Most of us, if we're being honest with ourselves, will concede that we have two sets of rules -- a tough but fair code of behavior that applies to everyone on the planet, including ourselves, and ever so slightly more flexible regulations to be employed if and only if we happen to get caught breaking our first set of rules.
Like every other school, St. John's College High School, a fine Catholic institution just off Military Road in Northwest Washington, has lots of great kids and some bad apples. Like every other school, St. John's has some kids who smoke dope.
Most parents I know take a hard line on drugs. We don't want them in our kids' schools, period. We want the schools to excise the bad influences, with extreme prejudice, preferably yesterday. That's our first rule. Sometimes, that second rule kicks in.
A few weeks ago, St. John's administrators, acting on information gleaned from students, searched the belongings and vehicles of six students and found marijuana and drug paraphernalia. The school told the six students to withdraw or be expelled. They left the school. If I were a parent at St. John's, I would stand and cheer.
Flip the point of view: John Rasmussen's daughter was a senior who was caught with about one gram of marijuana in her locker. Her story is that a friend gave the pot to her that morning, and she was going to give it to another friend. Whatever you make of that, her father contends that the small amount, the girl's clean record and her immediate apology to school officials argue for a lesser punishment, with an emphasis on counseling and a path toward redemption. Rasmussen, who lives in Olney, calls what happened to his child "an injustice," the result of an "administration run amok. What do you think they might do to a real pot smoker, alcoholic, dealer? Maybe death by hanging?"
Lori Puente's son, also a senior, was somewhat more involved, and his mom knew it. "My son has been skirting on the fringes of that scene for a while," says Puente, also an Olney resident. "I had searched his car and room and found paraphernalia. We had discussions about it. We took away the phone, we took away the car, we took away the friends. We fully believe parents are the anti-drug, and he's guilty 'til proven innocent." On the day of the search, her son's car had two marijuana cigarette roaches in the ashtray, along with a scale and three bottles of beer, all unopened.

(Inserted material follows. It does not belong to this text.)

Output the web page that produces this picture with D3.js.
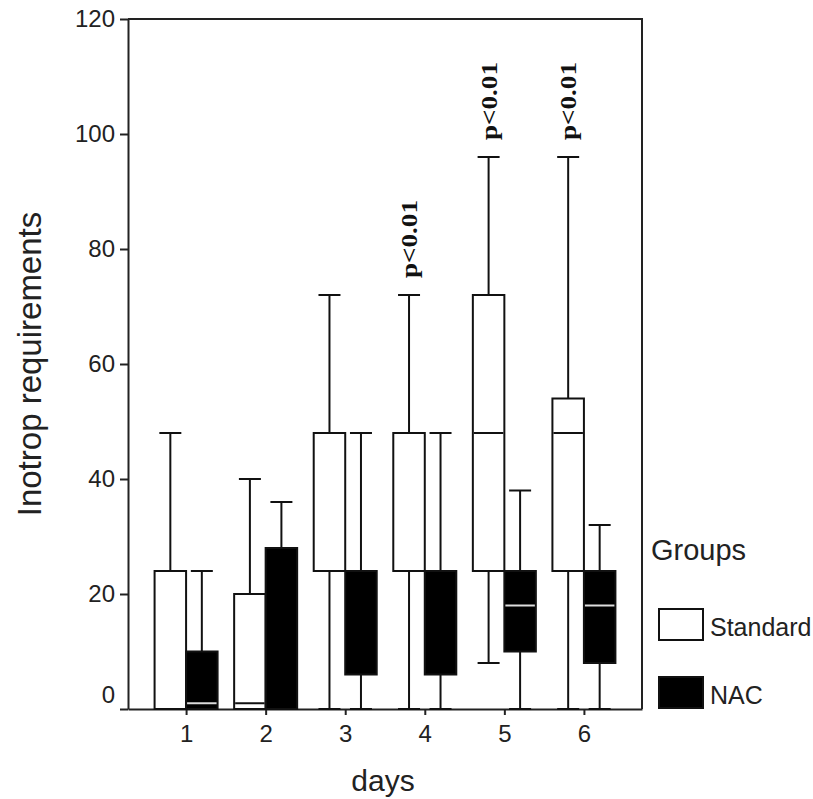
<!DOCTYPE html>
<html>
<head>
  <script src="https://d3js.org/d3.v7.min.js"></script>
  <title>Inotrop requirements by day</title>
  <style>
    body { margin: 0; background: #fff; }
    .axis text { font-family: "Liberation Sans", Arial, sans-serif; font-size: 24px; fill: #222; }
    .axis path, .axis line { stroke: #222; stroke-width: 2; }
    .label { font-family: "Liberation Sans", Arial, sans-serif; fill: #222; }
    .sig { font-family: "Liberation Serif", "Times New Roman", serif; font-weight: bold; font-size: 24px; fill: #111; }
  </style>
</head>
<body>
<div id="chart"></div>
<script>
// data
var days = ["1", "2", "3", "4", "5", "6"];
var groups = ["Standard", "NAC"];
var yTicks = [0, 20, 40, 60, 80, 100, 120];

var stdLow    = [0, 0, 0, 0, 8, 0];
var stdQ1     = [0, 0, 24, 24, 24, 24];
var stdMedian = [0, 1, 24, 24, 48, 48];
var stdQ3     = [24, 20, 48, 48, 72, 54];
var stdHigh   = [48, 40, 72, 72, 96, 96];

var nacLow    = [0, 0, 0, 0, 0, 0];
var nacQ1     = [0, 0, 6, 6, 10, 8];
var nacMedian = [1, 0, 24, 24, 18, 18];
var nacQ3     = [10, 28, 24, 24, 24, 24];
var nacHigh   = [24, 36, 48, 48, 38, 32];

var sigDays = ["4", "5", "6"];
var sigLabel = "p<0.01";

var width = 813, height = 799;
var plotLeft = 128, plotRight = 642, plotTop = 19, plotBottom = 709;
var boxW = 31.5, capW = 22;

var svg = d3.select("#chart").append("svg")
  .attr("width", width)
  .attr("height", height);

var x = d3.scalePoint()
  .domain(days)
  .range([plotLeft, plotRight])
  .padding(0.73);

var y = d3.scaleLinear()
  .domain([0, 120])
  .range([plotBottom, plotTop]);

// frame (top + right)
svg.append("path")
  .attr("d", "M" + plotLeft + "," + plotTop + "H" + plotRight + "V" + plotBottom)
  .attr("fill", "none")
  .attr("stroke", "#222")
  .attr("stroke-width", 2);

var yAxis = svg.append("g")
  .attr("class", "axis")
  .attr("transform", "translate(" + plotLeft + ",0)")
  .call(d3.axisLeft(y).tickValues(yTicks).tickSize(8).tickSizeOuter(0).tickPadding(5));
yAxis.selectAll(".tick text").filter(function(d) { return d === 0; }).attr("y", -14);

svg.append("g")
  .attr("class", "axis")
  .attr("transform", "translate(0," + plotBottom + ")")
  .call(d3.axisBottom(x).tickSize(6).tickSizeOuter(0).tickPadding(10));

// build boxes
var boxes = [];
days.forEach(function(d, i) {
  boxes.push({ day: d, group: "Standard", low: stdLow[i], q1: stdQ1[i], med: stdMedian[i], q3: stdQ3[i], high: stdHigh[i] });
  boxes.push({ day: d, group: "NAC", low: nacLow[i], q1: nacQ1[i], med: nacMedian[i], q3: nacQ3[i], high: nacHigh[i] });
});

function boxLeft(b) { return b.group === "Standard" ? x(b.day) - boxW : x(b.day); }
function boxMid(b) { return boxLeft(b) + boxW / 2; }

var g = svg.selectAll(".box")
  .data(boxes)
  .enter().append("g")
  .attr("class", "box");

// whiskers
g.append("line")
  .attr("x1", boxMid).attr("x2", boxMid)
  .attr("y1", function(b) { return y(b.q3); })
  .attr("y2", function(b) { return y(b.high); })
  .attr("stroke", "#111").attr("stroke-width", 2);
g.append("line")
  .attr("x1", boxMid).attr("x2", boxMid)
  .attr("y1", function(b) { return y(b.q1); })
  .attr("y2", function(b) { return y(b.low); })
  .attr("stroke", "#111").attr("stroke-width", 2);
g.append("line")
  .attr("x1", function(b) { return boxMid(b) - capW / 2; })
  .attr("x2", function(b) { return boxMid(b) + capW / 2; })
  .attr("y1", function(b) { return y(b.high); })
  .attr("y2", function(b) { return y(b.high); })
  .attr("stroke", "#111").attr("stroke-width", 2);
g.append("line")
  .attr("x1", function(b) { return boxMid(b) - capW / 2; })
  .attr("x2", function(b) { return boxMid(b) + capW / 2; })
  .attr("y1", function(b) { return y(b.low); })
  .attr("y2", function(b) { return y(b.low); })
  .attr("stroke", "#111").attr("stroke-width", 2);

g.append("rect")
  .attr("x", boxLeft)
  .attr("y", function(b) { return y(b.q3); })
  .attr("width", boxW)
  .attr("height", function(b) { return y(b.q1) - y(b.q3); })
  .attr("fill", function(b) { return b.group === "Standard" ? "#fff" : "#000"; })
  .attr("stroke", "#111")
  .attr("stroke-width", 2);

// medians (skip when on a box edge)
g.filter(function(b) { return b.med > b.q1 && b.med < b.q3; })
  .append("line")
  .attr("x1", function(b) { return boxLeft(b) + 1; })
  .attr("x2", function(b) { return boxLeft(b) + boxW - 1; })
  .attr("y1", function(b) { return y(b.med); })
  .attr("y2", function(b) { return y(b.med); })
  .attr("stroke", function(b) { return b.group === "Standard" ? "#111" : "#ddd"; })
  .attr("stroke-width", 2);

// significance labels
svg.selectAll(".sig")
  .data(boxes.filter(function(b) { return b.group === "Standard" && sigDays.indexOf(b.day) >= 0; }))
  .enter().append("text")
  .attr("class", "sig")
  .attr("transform", function(b) { return "translate(" + (boxMid(b) + 8) + "," + (y(b.high) - 17) + ") rotate(-90)"; })
  .attr("textLength", 78)
  .attr("lengthAdjust", "spacingAndGlyphs")
  .text(sigLabel);

// axis titles
svg.append("text")
  .attr("class", "label")
  .attr("transform", "translate(41," + (plotTop + plotBottom) / 2 + ") rotate(-90)")
  .attr("text-anchor", "middle")
  .style("font-size", "33px")
  .text("Inotrop requirements");

svg.append("text")
  .attr("class", "label")
  .attr("x", 383)
  .attr("y", 791)
  .attr("text-anchor", "middle")
  .style("font-size", "30px")
  .text("days");

// legend
svg.append("text")
  .attr("class", "label")
  .attr("x", 651)
  .attr("y", 560)
  .style("font-size", "29px")
  .text("Groups");

var legend = svg.selectAll(".legend-item")
  .data(groups)
  .enter().append("g")
  .attr("class", "legend-item")
  .attr("transform", function(d, i) { return "translate(659," + (609 + i * 68) + ")"; });

legend.append("rect")
  .attr("width", 44)
  .attr("height", 31)
  .attr("fill", function(d) { return d === "Standard" ? "#fff" : "#000"; })
  .attr("stroke", "#111")
  .attr("stroke-width", 2);

legend.append("text")
  .attr("class", "label")
  .attr("x", 51)
  .attr("y", 27)
  .style("font-size", "25px")
  .text(function(d) { return d; });
</script>
</body>
</html>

There's a story, of course, involving a friend who had asked the boy to return the scale to the store. But the bottom line, Puente readily concedes, is that "he was helping a friend hook up to get some pot. He's guilty of aiding and abetting."
Puente is also clear about wanting her son punished. "I immediately viewed this as a blessing," she says. "Finally, somebody's going to help me get through to this knucklehead that this is not okay. My son was upset and scared, and the first thing he said to me was, 'This isn't worth it.' "
But like Rasmussen and the parents of others who were told to leave, Puente believes the school went too far, abandoning its responsibility to educate in favor of jettisoning the problem. Puente proposed that her son be suspended, removed from extracurricular activities, sent to drug counseling and subjected to random testing. No go.
Rasmussen, similarly, wanted his daughter to be assigned to community service or suspended. "Determine if she has a problem and get her counseling if she does," he says. He immediately had her tested and her blood came up clean. "Expulsion should be the last resort, especially for a first offense," the father says.
Although the Rasmussen and Puente children have moved to Sherwood High School in Sandy Spring, they and two other families involved in the incident have hired a lawyer; they argue that St. John's did not follow its own policies and dealt with the students in a cavalier fashion.
Brother Thomas Gerrow, president of St. John's, would not discuss the case or his approach to drugs or discipline. He cited the school's confidentiality policy, even though the parents were willing to waive it. But while the St. John's handbook notes that "human nature seems to have an inborn tendency to make mistakes," the drug policy is clear: Any student using or possessing drugs or alcohol faces "severe school discipline, including dismissal." Rasmussen and other parents focus on the flexibility of that policy.
But in a letter to St. John's parents a few days ago, Principal Jeffrey Mancabelli said that "students should know that there are consequences for their actions. . . . I want to thank the many of you who called and wrote in support of the administration as we have taken a hard stand and sent a clear message about this type of behavior."
Private schools have the luxury of booting kids pretty much at will, though in this era of lawsuits as sport, the practice can be very expensive.